Tuesday, December 11, 2007

They called it GREEN-land!

Following a link with an interesting headline, I ended up reading about opportunities to fly to Greenland to see "evidence for global warming." It occurred to me that there must me a reason that island is called "Green-land." Indeed, back when the Norsemen discovered and exploited it, it was indeed a large GREEN island with mild winners and short summers. For hundreds of years the colonies there were prosperous!

"Cores taken from the ocean bottom west of Iceland show evidence that the ocean conditions between the 8th and 12th centuries were relatively calm and that little sea ice was present to hinder navigation. The build-up of sea ice beginning in the 13th century correspond with evidence from ice cores whose layers of annual snowfall show isotopic evidence that the 14th century had the coldest climate known in Greenland during the past 700 years."

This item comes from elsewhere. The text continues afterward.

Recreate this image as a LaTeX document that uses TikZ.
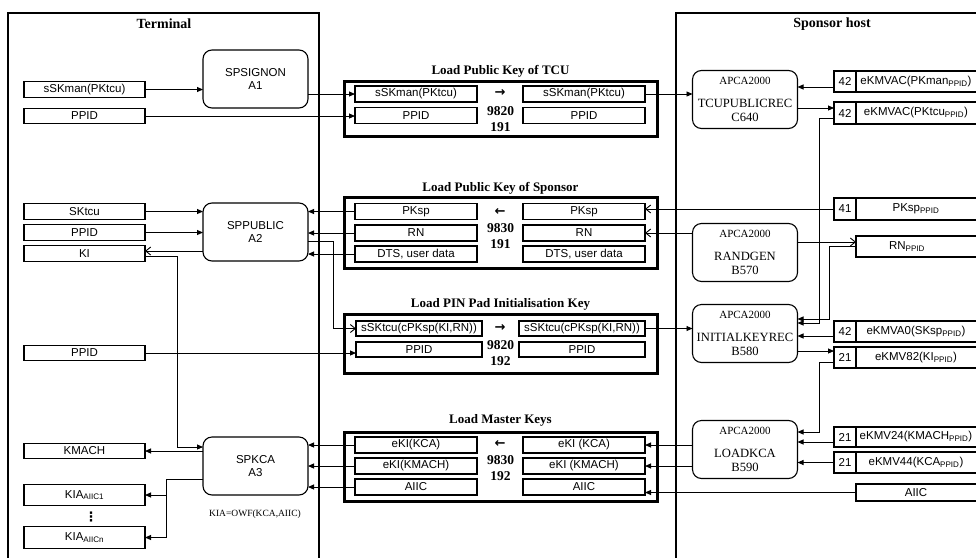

-- from an article at the Museum of National History website.

This PAST climate change is quite apart from the industrial revolution. For four hundred years - in the middle of the dark ages when NO-ONE had machines and the population was in the low hundreds of millions worldwide! And now, a full SEVEN hundred years later, things are turning around for the giant step child of the Vikings! Maybe we'll be planting winter wheat there to feed the starving BILLIONS affected by rising seas!

Honestly, folks, if we would manage the planet like we are supposed to -- no clear cutting, no wasteful harvesting of wildlife, etc. -- we would not have to worry about the "pollutants" of carbon dioxide and water vapor ("natural" products of combustion). Plants thrive on the carbon dioxide that animals produce as bi-products of simply living. As we release this gas from "carbon" fuels, we are returning the earth to a state it hasn't seen since it was FIRST over-run with people back in "the days of Noah." Those people were evil to the core, but mankind was given another chance. We're it. Let's take advantage of the improving temperatures (where we have them), and try to make this a better, slightly warmer world.